21st-century Japanese Catholic bishop

Joseph Mitsuaki Takami (born 21 March 1946) is a Japanese prelate of the Catholic Church who served as archbishop of Nagasaki from 2003 to 2021.

==Biography==
Takami was born in Nagasaki on 21 March 1946. One of his grandmothers, two aunts, and an uncle died when an atomic bomb was dropped on the city in 1945. He was ordained a priest on 20 March 1972 and joined the Sulpicians on 29 October 1973.

From 1973 to 1985 he continued his studies in Rome.
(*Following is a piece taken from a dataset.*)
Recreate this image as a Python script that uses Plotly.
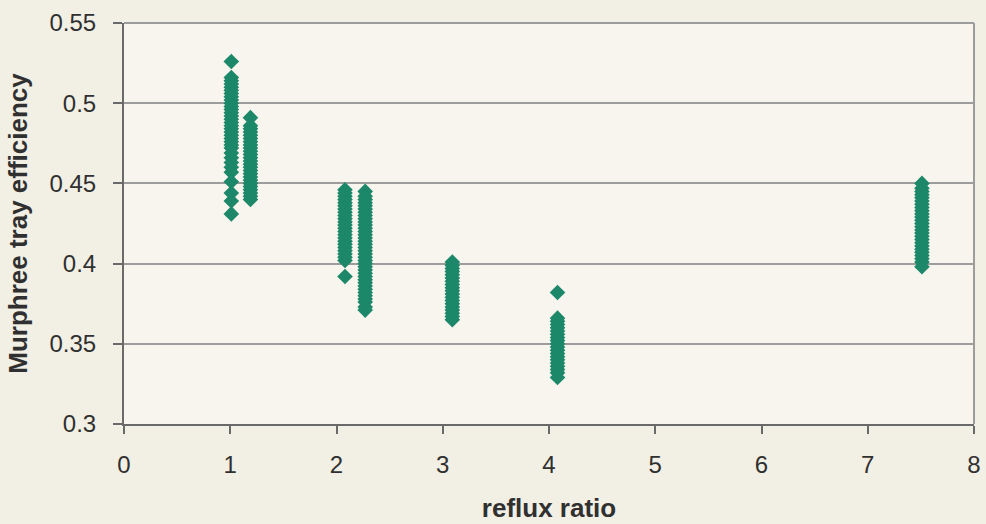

He obtained a licentiate in dogmatic theology at the Pontifical Gregorian University and another in sacred scripture at the Pontifical Biblical Institute. He also studied in Paris and Jerusalem. From 1985 to 2002 he taught dogmatic theology and sacred scripture at the Seminary of Saint Sulpitius in Fukuoka, serving as Vice-Rector (1990-1991) and Rector (1993-1998).

On 7 February 2002, Pope John Paul II appointed him auxiliary bishop of Nagasaki. He received his episcopal consecration on 29 April 2002.

He was named archbishop of Nagasaki on 17 October 2003 and served until Pope Francis accepted his resignation on 28 December 2021.

In 2015, following the first archdiocesan synod, he said the archdiocese was experiencing "a deep sense of crisis" with the "withering and enervation" of the Catholic community that had fallen from 75,000 to 62,000 in 30 years.

He has been president of the Catholic Bishops’ Conference of Japan since June 2016.

==Problem in Diocesan Fund==
A priest in the Catholic Archdiocese of Nagasaki was alleged to have misappropriated a total of 250 million yen in diocesan funds without permission. The archdiocese acknowledged the misappropriation and explained the circumstances in its bulletin "Catholic Kyoho" published on September 1, 2020. The Archbishop stated, "It is all my responsibility and I sincerely apologize."